期刊
QUARTERLY REVIEW OF BIOLOGY
卷 81, 期 1, 页码 3-32出版社
UNIV CHICAGO PRESS
DOI: 10.1086/503922
关键词
dominance; sibling conflict; assessment; aggression; individual recognition; trained losing
类别
Drawing on. the concepts and theory of dominance in adult vertebrates, this article categorizes the relationships of dominance between infant siblings, identifies the behavioral mechanisms that give rise to those relationships, and proposes a model to explain their evolution. Dominance relationships in avian broods can be classified according to the agonistic roles of dominants and subordinates as aggression-submission, aggression-resistance, aggression-aggression, aggression-avoidance, rotating dominance, and flock dominance. These relationships differ mainly in the submissiveness/pugnacity of subordinates, which is pivotal, and in the specficity/generality of the learning processes that underlie them.
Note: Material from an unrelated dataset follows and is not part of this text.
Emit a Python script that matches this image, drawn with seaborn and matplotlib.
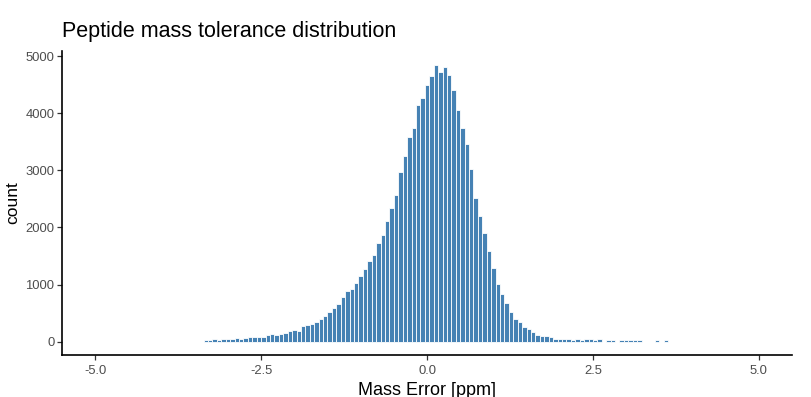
import numpy as np
import pandas as pd
import seaborn as sns
import matplotlib.pyplot as plt

# histogram counts, one per bin of width 1/15 ppm
bin_width = 1 / 15
bin_index = np.arange(-50, 55)
counts = [
    25, 25, 40, 25, 40, 54, 54, 72, 54, 72,
    89, 89, 89, 89, 124, 142, 124, 142, 159, 194,
    211, 194, 281, 298, 316, 351, 403, 455, 525, 595,
    664, 787, 891, 926, 1031, 1153, 1275, 1414, 1519, 1728,
    1867, 2111, 2338, 2564, 2965, 3244, 3575, 3732, 4151, 4273,
    4499, 4656, 4848, 4726, 4813, 4673, 4412, 4063, 3732, 3453,
    3018, 2512, 2198, 1902, 1588, 1292, 1013, 839, 682, 525,
    403, 351, 264, 229, 176, 124, 107, 107, 89, 54,
    54, 40, 54, 25, 40, 25, 40, 40, 25, 40,
    0, 25, 25, 0, 25, 25, 25, 25, 25, 0,
    0, 0, 25, 0, 25,
]

x_ticks = [-5.0, -2.5, 0.0, 2.5, 5.0]
y_ticks = [0, 1000, 2000, 3000, 4000, 5000]

hist = pd.DataFrame({"mass_error": bin_index * bin_width, "count": counts})
bin_lo = hist["mass_error"].min() - bin_width / 2
bin_hi = hist["mass_error"].max() + bin_width / 2

sns.set_theme(style="white")
plt.rcParams["font.family"] = ["Liberation Sans", "DejaVu Sans"]

fig = plt.figure(figsize=(8.12, 3.97), dpi=100)
ax = fig.add_axes([0.0764, 0.1058, 0.899, 0.766])

sns.histplot(
    data=hist,
    x="mass_error",
    weights="count",
    binwidth=bin_width,
    binrange=(bin_lo, bin_hi),
    color="steelblue",
    edgecolor="white",
    linewidth=0.6,
    alpha=1,
    ax=ax,
)

ax.set_xlim(-5.5, 5.5)
ax.set_ylim(-234, 5090)
ax.set_xticks(x_ticks)
ax.set_xticklabels([f"{t:.1f}" for t in x_ticks])
ax.set_yticks(y_ticks)

for side in ["top", "right"]:
    ax.spines[side].set_visible(False)
for side in ["left", "bottom"]:
    ax.spines[side].set_color("black")
    ax.spines[side].set_linewidth(1.2)

ax.tick_params(axis="both", length=3.5, width=0.9, color="#333333",
               labelsize=9.4, labelcolor="#4D4D4D", bottom=True, left=True, pad=2)
ax.tick_params(axis="x", pad=4)

ax.set_xlabel("Mass Error [ppm]", fontsize=13, color="black", labelpad=3)
ax.set_ylabel("count", fontsize=12.5, color="black", labelpad=4)
ax.set_title("Peptide mass tolerance distribution", loc="left", fontsize=15.5,
             color="black", pad=10)

fig.savefig("out.png", dpi=100)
As in the dominance hierarchies of adult vertebrates, agonistic roles are engendered and maintained by several mechanisms, including differential fighting ability, assessment, trained winning and losing (especially in altricial species), learned individual relationships (especially in precocial species), site-specific learning, and probably group-level effects. An evolutionary framework in which the species-typical dominance relationship is determined by feeding made, confinement, cost of subordination, and capacity for individual recognition, can be extended to mammalian litters and account for the aggression-submission and aggression-resistance observed in distinct populations of spotted hyenas and the site-specific dominance (teat ownership) of some pigs, felids, and hyraxes. Little is known about agonism in the litters of other mammals or broods of poikilotherms, but some species of fish and crocodilians have the Potential for dominance among broodmates.